Several years
ago, a plant sat dying in the lobby of the posh condo building I work
at. Myrna, the resident who volunteers to provide and keep alive the
lobby plants and flowers, gave me the plant to set atop a cabinet in
the office where such things go to die. I placed it in its plant
purgatory with little fanfare. None, as a matter of fact.
I took to
dumping the remains of my water bottle into the vase—the backwash I
was too lazy to take all the way back to the sink to pour out. Day
after day, I deposited the tepid water from the previous night into
the pot.

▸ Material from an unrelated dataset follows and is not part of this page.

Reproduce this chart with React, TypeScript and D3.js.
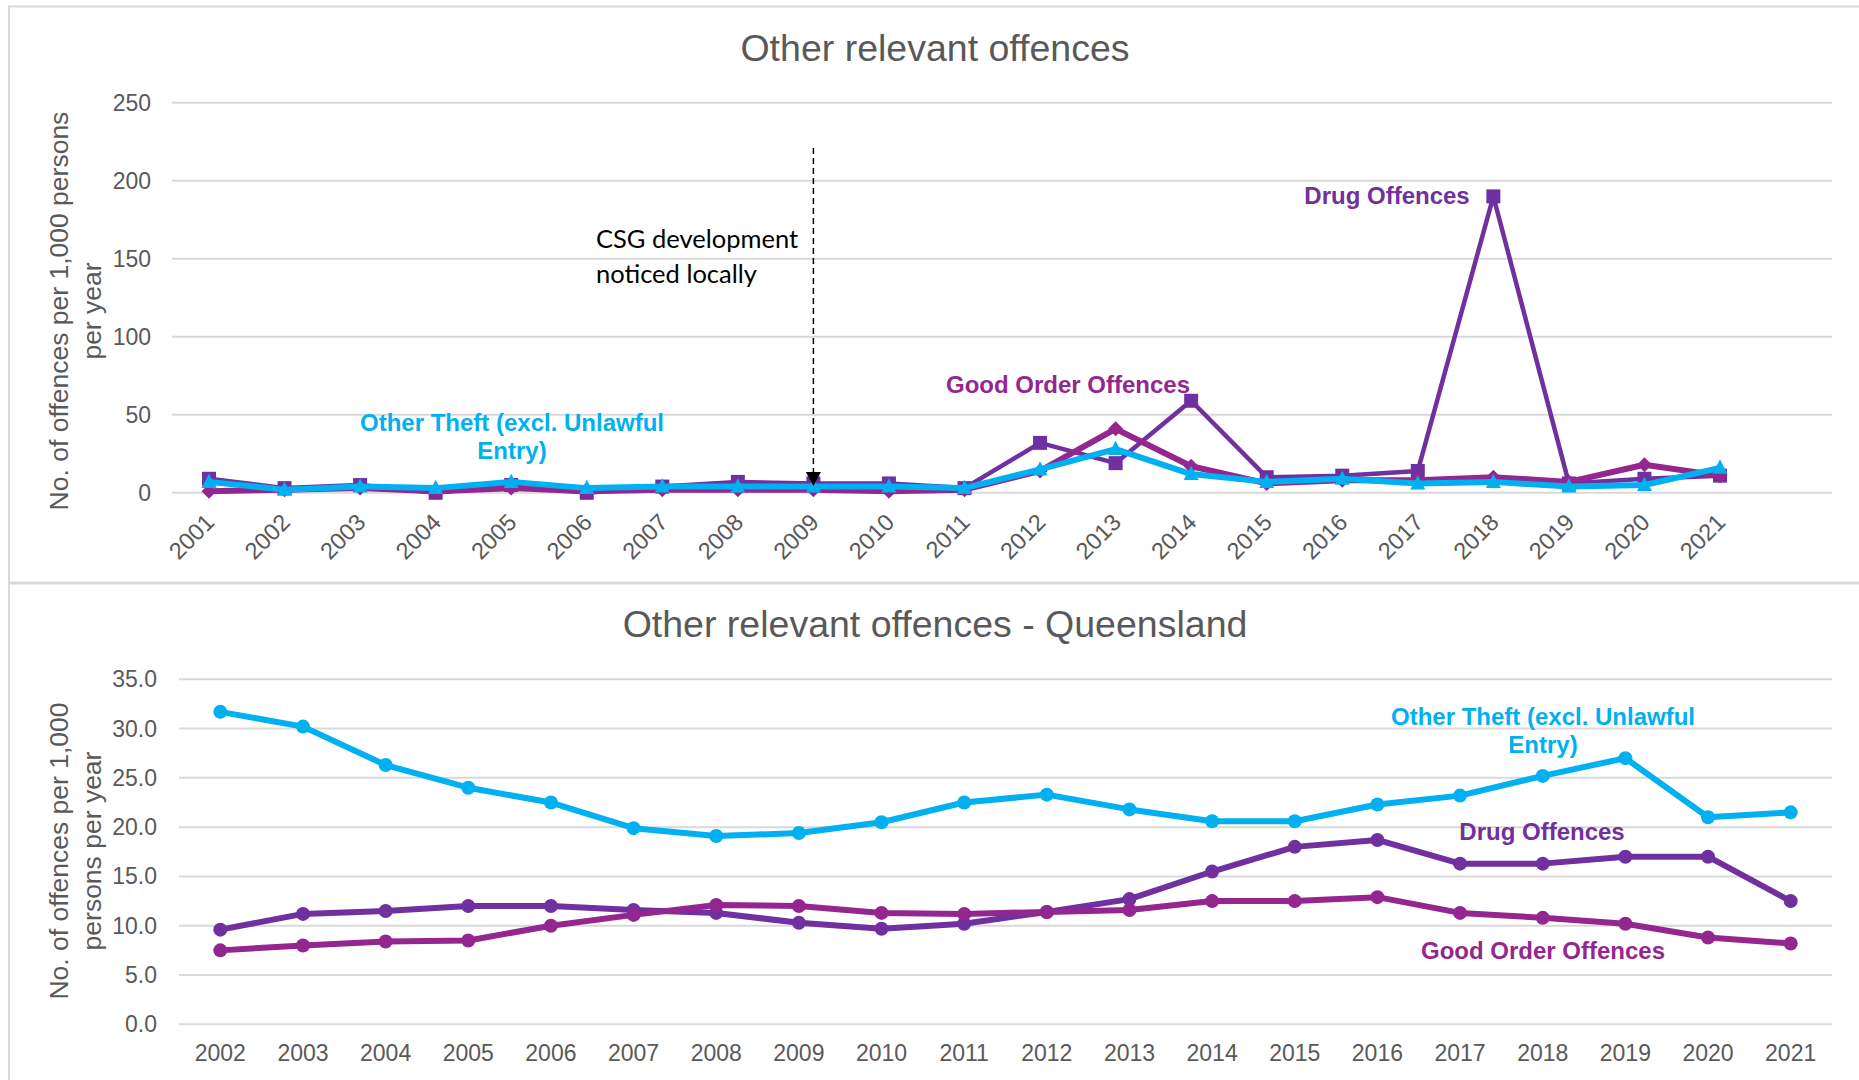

Several times during each shift, I'd pour the KitKat-laced
spittle from the bottom of my bottle over the pathetic plant.
“It's my DNA,”
I offered.
Myrna decided it
deserved a better pot. As she made the transfer, it was hard to
imagine the water that poured out of that thing. She commented that
no plant could survive such over-watering.
It became the
emergency plant—when Myrna couldn't get to the florist after
something else had really died—and periodically enjoyed its former
place the lobby. I continued to dump my waste water on the thing
until one day a pink bud appeared. It had never flowered before.
With Myrna
temporarily slowed by a walker, the plant has again become the
centerpiece of the lobby. And I've continued to generally abuse it.
It sprouted a second bud.
Was it my DNA in
the backwash? Had my ancestors hung the Hanging Gardens? Was I a
Venus flytrap in a former life? Or perhaps eaten by one?
Questions such
as these have mystified botanists since the dawn of time (or perhaps
not), but one thing is for sure: This was an obvious fluke, never ever let me near your plants!